Dans leur déclaration, les législateurs ont estimé que l’invasion potentielle aurait des “conséquences désastreuses” sur les opérations locales contre les restes de l’État islamique, ainsi que sur la crise humanitaire en Syrie.

Un responsable du Pentagone a récemment renchéri les avertissements américains.

“Nous nous opposons fermement à toute opération turque dans le nord de la Syrie et nous avons clairement fait part de nos objections à la Turquie”, a déclaré ce mois-ci Dana Stroul, secrétaire adjointe à la défense, au Washington Institute for Near East Policy. “L’Etat islamique va profiter de cette opération”.

Certains des détracteurs les plus sévères de M. Erdogan mettent en garde contre un cycle sans fin, dans lequel le dirigeant turc obtient des concessions de la part des États-Unis et d’autres alliés de l’OTAN, comme de nouveaux avions de combat et une ligne plus ferme avec les combattants de la milice kurde, avant d’intensifier ses exigences plus tard.

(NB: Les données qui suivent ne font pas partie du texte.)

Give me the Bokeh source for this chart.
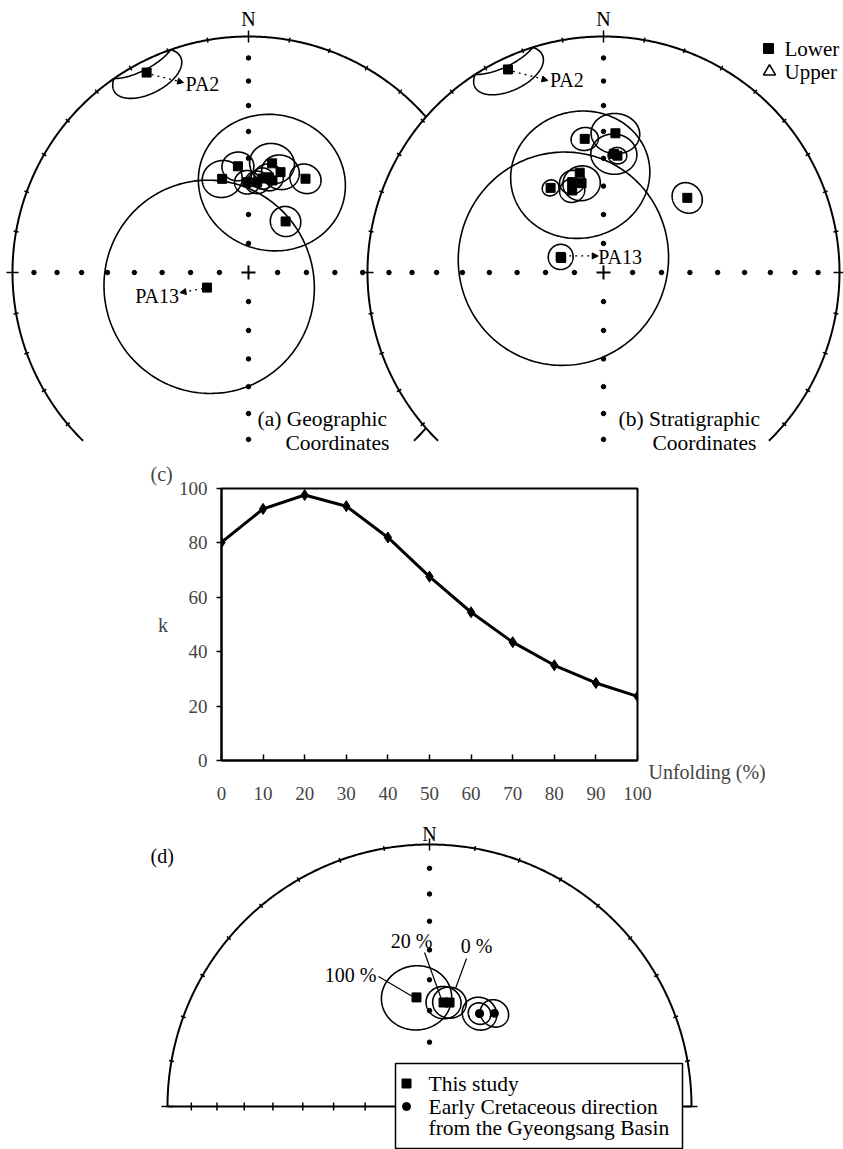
import numpy as np
from bokeh.plotting import figure
from bokeh.models import Range1d, Arrow, NormalHead, FixedTicker, Title, LinearAxis
from bokeh.core.properties import value
from bokeh.embed import file_html
from bokeh.resources import INLINE

FONT = "Liberation Serif"

# ---------------- data ----------------
# (a) geographic coordinates: declination, inclination, alpha95
geo_dec = [333.0, 250.0, 344.3, 354.3, 359.2, 5.5, 12.0, 12.2, 17.7, 31.3, 36.0, 8.5, 14.6]
geo_inc = [5.5, 74.8, 56.1, 52.7, 58.6, 58.5, 56.1, 50.9, 53.2, 51.6, 68.2, 56.9, 56.9]
geo_a95 = [9.5, 37.0, 6.6, 5.2, 4.2, 4.0, 4.8, 7.3, 6.2, 5.2, 5.2, 3.8, 24.5]
# (b) stratigraphic coordinates
str_dec = [334.8, 289.0, 290.0, 352.0, 4.9, 5.0, 6.8, 346.6, 340.9, 346.2, 328.0, 339.1, 48.3]
str_inc = [5.5, 74.6, 74.3, 42.3, 40.5, 48.2, 48.7, 54.2, 56.7, 58.0, 55.2, 59.5, 50.7]
str_a95 = [9.5, 37.0, 4.3, 4.3, 7.6, 7.4, 3.0, 23.0, 4.2, 6.2, 2.8, 4.2, 5.2]
pa2_idx, pa13_idx = 0, 1

# (c) fold test
unfolding = [0, 10, 20, 30, 40, 50, 60, 70, 80, 90, 100]
k_values = [80.2, 92.5, 97.6, 93.5, 82.0, 67.6, 54.5, 43.5, 35.0, 28.5, 23.6]
x_ticks = list(range(0, 101, 10))
y_ticks = list(range(0, 101, 20))

# (d) mean directions
unf_labels = ["100 %", "20 %", "0 %"]
unf_dec = [353.2, 7.7, 10.9]
unf_inc = [55.5, 57.1, 56.8]
unf_a95 = [10.4, 5.2, 5.0]
gb_dec = [28.3, 28.3, 34.9]
gb_inc = [56.9, 56.9, 54.3]
gb_a95 = [5.2, 3.4, 4.3]

# ---------------- projection helpers ----------------
def unit_vec(D, I):
    D = np.radians(D); I = np.radians(I)
    return np.array([np.cos(I) * np.cos(D), np.cos(I) * np.sin(D), np.sin(I)])

def ea(n, e, d):
    s = 1.0 / np.sqrt(1.0 + np.abs(d))
    return e * s, n * s

def proj(D, I):
    n, e, d = unit_vec(D, I)
    return ea(n, e, d)

def small_circle(D, I, a, num=241):
    Dr, Ir, ar = np.radians([D, I, a])
    v = unit_vec(D, I)
    u1 = np.array([-np.sin(Dr), np.cos(Dr), 0.0])
    u2 = np.array([-np.sin(Ir) * np.cos(Dr), -np.sin(Ir) * np.sin(Dr), np.cos(Ir)])
    t = np.linspace(0, 2 * np.pi, num)
    p = np.cos(ar) * v[:, None] + np.sin(ar) * (np.cos(t) * u1[:, None] + np.sin(t) * u2[:, None])
    return ea(p[0], p[1], p[2])

def to_px(x, y, net):
    cx, cy, R = net
    return cx + R * np.asarray(x), cy - R * np.asarray(y)

def clip(ys, cutoff):
    ys = np.asarray(ys, dtype=float)
    if cutoff is None:
        return ys
    return np.where(ys > cutoff, np.nan, ys)

def draw_primitive(p, net, cutoff=None, az0=0, az1=360, fill=False):
    cx, cy, R = net
    t = np.radians(np.arange(az0, az1 + 0.01, 0.5))
    xs = cx + R * np.sin(t); ys = cy - R * np.cos(t)
    if fill:
        p.patch(list(xs), list(ys), fill_color="white", line_color=None)
    p.line(list(xs), list(clip(ys, cutoff)), line_color="black", line_width=2)
    if az1 < 360:
        az = np.arange(az0, az1 + 1, 10)
    else:
        az = np.arange(az0, 360, 10)
    L = np.where(az % 90 == 0, 6.0, 2.5)
    a = np.radians(az)
    x0 = cx + (R - L) * np.sin(a); y0 = cy - (R - L) * np.cos(a)
    x1 = cx + (R + L) * np.sin(a); y1 = cy - (R + L) * np.cos(a)
    keep = np.ones(len(az), bool) if cutoff is None else (y0 < cutoff)
    p.segment(list(x0[keep]), list(y0[keep]), list(x1[keep]), list(y1[keep]),
              line_color="black", line_width=1.5)

def axis_dots(p, net, dirs, cutoff=None):
    cx, cy, R = net
    incs = np.arange(10, 81, 10)
    r = np.sqrt(1 - np.sin(np.radians(incs)))
    xs, ys = [], []
    for az in dirs:
        a = np.radians(az)
        xs += list(cx + R * r * np.sin(a)); ys += list(cy - R * r * np.cos(a))
    xs = np.array(xs); ys = np.array(ys)
    keep = np.ones(len(xs), bool) if cutoff is None else (ys < cutoff)
    p.scatter(list(xs[keep]), list(ys[keep]), size=4.5, color="black")

def draw_sites(p, net, decs, incs, a95s, marker="square", size=9):
    xl, yl = [], []
    for D, I, a in zip(decs, incs, a95s):
        sx, sy = small_circle(D, I, a)
        px, py = to_px(sx, sy, net)
        xl.append(list(px)); yl.append(list(py))
    p.multi_line(xl, yl, line_color="black", line_width=1.6)
    pts = [proj(D, I) for D, I in zip(decs, incs)]
    px, py = to_px([q[0] for q in pts], [q[1] for q in pts], net)
    p.scatter(list(px), list(py), marker=marker, size=size, color="black")
    return px, py

def txt(p, x, y, s, size="21px", align="left", baseline="middle"):
    p.text([x], [y], text=[s], text_font=value(FONT), text_font_size=size,
           text_align=align, text_baseline=baseline, text_color="black")

def dotted_arrow(p, x0, y0, x1, y1):
    p.add_layout(Arrow(end=NormalHead(size=6, fill_color="black", line_color="black", line_width=1),
                       x_start=x0, y_start=y0, x_end=x1, y_end=y1,
                       line_dash="dotted", line_width=1.3, line_color="black"))

# ---------------- top figure: (a) and (b) ----------------
H1 = 456
p1 = figure(width=843, height=H1, x_range=Range1d(0, 843), y_range=Range1d(H1, 0),
            toolbar_location=None, output_backend="svg",
            x_axis_location=None, y_axis_location=None, min_border=0)
p1.grid.visible = False
p1.outline_line_color = None

netA = (248.0, 272.0, 236.0)
netB = (603.0, 272.0, 236.0)
CUT = 441.0

draw_primitive(p1, netA, cutoff=CUT)
axis_dots(p1, netA, [0, 90, 180, 270], cutoff=CUT + 3)
p1.scatter([netA[0]], [netA[1]], marker="cross", size=14, line_width=2, color="black")
ax, ay = draw_sites(p1, netA, geo_dec, geo_inc, geo_a95)
txt(p1, netA[0], 18, "N", size="20px", align="center")
dotted_arrow(p1, ax[pa2_idx] + 5, ay[pa2_idx] + 2, ax[pa2_idx] + 37, ay[pa2_idx] + 10)
txt(p1, ax[pa2_idx] + 39, ay[pa2_idx] + 11, "PA2", size="20px")
dotted_arrow(p1, ax[pa13_idx] - 4, ay[pa13_idx] + 1, ax[pa13_idx] - 27, ay[pa13_idx] + 5)
txt(p1, ax[pa13_idx] - 28, ay[pa13_idx] + 8, "PA13", size="20px", align="right")
txt(p1, netA[0] + 9, 418, "(a) Geographic", size="21.5px")
txt(p1, netA[0] + 37, 442, "Coordinates", size="21.5px")

draw_primitive(p1, netB, cutoff=CUT, fill=True)
axis_dots(p1, netB, [0, 90, 180, 270], cutoff=CUT + 3)
p1.scatter([netB[0]], [netB[1]], marker="cross", size=14, line_width=2, color="black")
bx, by = draw_sites(p1, netB, str_dec, str_inc, str_a95)
txt(p1, netB[0], 18, "N", size="20px", align="center")
dotted_arrow(p1, bx[pa2_idx] + 5, by[pa2_idx] + 2, bx[pa2_idx] + 40, by[pa2_idx] + 11)
txt(p1, bx[pa2_idx] + 42, by[pa2_idx] + 11, "PA2", size="20px")
dotted_arrow(p1, bx[pa13_idx] + 8, by[pa13_idx] - 2, bx[pa13_idx] + 37, by[pa13_idx] - 2)
txt(p1, bx[pa13_idx] + 37, by[pa13_idx] - 1, "PA13", size="20px")
txt(p1, netB[0] + 15, 418, "(b) Stratigraphic", size="21.5px")
txt(p1, netB[0] + 49, 442, "Coordinates", size="21.5px")

p1.scatter([768], [48], marker="square", size=10, color="black")
p1.scatter([769], [71], marker="triangle", size=12, fill_color="white", line_color="black", line_width=1.6)
txt(p1, 784, 48, "Lower")
txt(p1, 784, 71, "Upper")

# ---------------- (c) fold test ----------------
H2 = 812 - H1
p2 = figure(width=843, height=H2, x_range=Range1d(0, 100), y_range=Range1d(0, 100),
            toolbar_location=None, output_backend="svg",
            min_border_left=221, min_border_right=206, min_border_top=488 - H1, min_border_bottom=52)
p2.grid.visible = False
p2.outline_line_color = "black"
p2.outline_line_width = 2
xa = p2.xaxis[0]
xa.ticker = FixedTicker(ticks=x_ticks)
xa.minor_tick_line_color = None
xa.major_tick_in = 6; xa.major_tick_out = 0
xa.major_tick_line_width = 1.5; xa.axis_line_width = 2
xa.major_label_text_font = FONT; xa.major_label_text_font_size = "19px"
xa.major_label_standoff = 26
ya = p2.yaxis[0]
ya.ticker = FixedTicker(ticks=y_ticks)
ya.minor_tick_line_color = None
ya.major_tick_in = 0; ya.major_tick_out = 5
ya.major_tick_line_width = 1.5; ya.axis_line_width = 2
ya.major_label_text_font = FONT; ya.major_label_text_font_size = "19px"
ya.major_label_standoff = 9
ya.axis_label = "k"
ya.axis_label_orientation = "horizontal"
ya.axis_label_standoff = 8
ya.axis_label_text_font = FONT
ya.axis_label_text_font_size = "20px"
ya.axis_label_text_font_style = "normal"
p2.line(unfolding, k_values, line_color="black", line_width=3)
p2.scatter(unfolding, k_values, marker="diamond", size=11, color="black")
p2.add_layout(Title(text="(c)", align="left", offset=-71, standoff=8, text_font=FONT,
                    text_font_size="20px", text_font_style="normal"), "above")
# x-axis title sits to the right of the box, just below the level of k = 0
ra = LinearAxis(ticker=FixedTicker(ticks=[y_ticks[0]]),
                major_label_overrides={y_ticks[0]: "\nUnfolding (%)"},
                axis_line_color=None, major_tick_line_color=None, minor_tick_line_color=None,
                major_tick_in=0, major_tick_out=0, major_label_standoff=11,
                major_label_text_font=FONT, major_label_text_font_size="20px",
                major_label_text_line_height=1.0)
p2.add_layout(ra, "right")

# ---------------- (d) mean directions ----------------
TOP3 = 812
p3 = figure(width=843, height=1149 - TOP3, x_range=Range1d(0, 843), y_range=Range1d(1149, TOP3),
            toolbar_location=None, output_backend="svg",
            x_axis_location=None, y_axis_location=None, min_border=0)
p3.grid.visible = False
p3.outline_line_color = None
netD = (429.0, 1106.0, 262.0)
cx, cy, R = netD
draw_primitive(p3, netD, az0=-90, az1=90)
p3.line([cx - R, cx + R], [cy, cy], line_color="black", line_width=2)
rr = np.sqrt(1 - np.sin(np.radians(np.arange(10, 81, 10))))
tx = list(cx - R * rr) + list(cx + R * rr)
p3.segment(tx, [cy - 4] * len(tx), tx, [cy + 4] * len(tx), line_color="black", line_width=1.5)
axis_dots(p3, netD, [0])
txt(p3, cx, 833, "N", size="20px", align="center")
dx_, dy_ = draw_sites(p3, netD, unf_dec, unf_inc, unf_a95, size=9)
gx_, gy_ = draw_sites(p3, netD, gb_dec, gb_inc, gb_a95, marker="circle", size=8)
lab_off = [(-40, -22, "right"), (-32, -62, "center"), (27, -57, "center")]
lead = [((-38, -21), (-4, -1)), ((-19, -50), (-2, -3)), ((17, -44), (6, -14))]
for i, s in enumerate(unf_labels):
    ox, oy, al = lab_off[i]
    txt(p3, dx_[i] + ox, dy_[i] + oy, s, size="20px", align=al)
    (a0, b0), (a1, b1) = lead[i]
    p3.line([dx_[i] + a0, dx_[i] + a1], [dy_[i] + b0, dy_[i] + b1], line_color="black", line_width=1.2)
txt(p3, 150, 855, "(d)", size="20px")
p3.quad(left=[395], right=[682], top=[1063], bottom=[1148], fill_color="white",
        line_color="black", line_width=1.5)
p3.scatter([406], [1083], marker="square", size=9, color="black")
p3.scatter([406], [1106], marker="circle", size=8, color="black")
txt(p3, 428, 1083, "This study", size="21.5px")
txt(p3, 428, 1106, "Early Cretaceous direction", size="21.5px")
txt(p3, 428, 1127, "from the Gyeongsang Basin", size="21.5px")

open("out.html", "w").write(file_html([p1, p2, p3], INLINE))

“Cette danse autour du F-16 – c’est une diplomatie d’avion de chasse, et c’est un masque (pour dissimuler) ce qui est vraiment en jeu ici”, a déclaré Mark Wallace, fondateur du Turkish Democracy Project, un groupe très critique à l’égard de M. Erdogan et de son virage autocratique. “Un bon allié – et encore moins un bon allié de l’OTAN – n’utilise pas le chantage pour obtenir ce qu’il veut à des moments clés de l’histoire de l’alliance.”